Iraqi officials said the operation was not part of a planned security offensive for the capital, but that it would prepare the way for a more concerted ground effort to clear out and hold troubled neighborhoods.
"What kind of security plan is this?" asked one terrified resident, who spent the morning cowering in his home near Haifa Street. "They are destroying us, pounding an area less than 1-square-kilometer with mortars, shells from helicopters and their tanks."
Result of action
As many as 31 gunmen were killed and 35 detained Wednesday, including numerous foreign fighters, the Ministry of Defense said in a statement. The U.S. military confirmed only seven arrests.
At least one U.S. soldier was killed in small-arms fire in central Baghdad on Wednesday, the military said, but it did not specify whether the death was related to the Haifa offensive.
The U.S. military also announced the deaths of two Marines in combat Tuesday in Anbar province, west of the capital, bringing the total number of U.S. personnel killed since the start of the Iraq war in 2003 to 3,063, according to the Web site icasualties.org.
In the Haifa Street sweep, Iraqi soldiers and police were joined by elements of the U.S. 2nd Brigade Combat Team, 1st Cavalry Division, and the 3rd Stryker Brigade Combat team, 2nd Infantry Division for the operation dubbed Tomahawk Strike 11.
Iraqi forces said they uncovered a large weapons cache near Karkh High School, where the late President Saddam Hussein studied in his youth.
Numerous rocket-propelled grenades, as well as anti-tank and artillery rounds were seized, the U.S. military said.
Objections of Sunnis
Sunni political and religious leaders protested the operation, which Adnan al-Dulaimi, a lawmaker with the main Sunni bloc, called "barbaric."
Residents accused the United States of unwittingly aiding Shiite Muslim militiamen accused of trying to force the mostly Sunni Arab inhabitants from their homes in recent weeks, as part of a pattern of sectarian cleansing that is redrawing the map of the once largely integrated capital.
The U.S. military stressed in a statement that the operation did not target only Sunni insurgents, but was "rather aimed at rapidly isolating all active insurgents and gaining control of this key central Baghdad location."
Bush has pledged to send about 17,500 troops to Baghdad and another 4,000 to western Anbar province to help Prime Minister Nouri al-Maliki quell the violence, despite opposition from Democrats who now control both houses of Congress.
Critics say the plan risks drawing U.S. troops into a complicated civil war and exposes them to the possibility of increased casualties.

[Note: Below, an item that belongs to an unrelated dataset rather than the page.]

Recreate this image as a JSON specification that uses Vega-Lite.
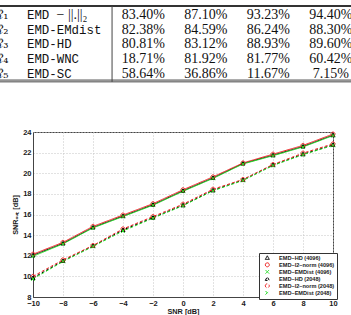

Wednesday's battle took place across the river from the site where a private helicopter crashed Tuesday. U.S. Ambassador Zalmay Khalilzad offered his condolences Wednesday for five killed contractors from Blackwater USA, which provides security to U.S. officials and other clients in Baghdad.
Violence continued Wednesday, with at least 51 Iraqis reported killed in attacks across the country.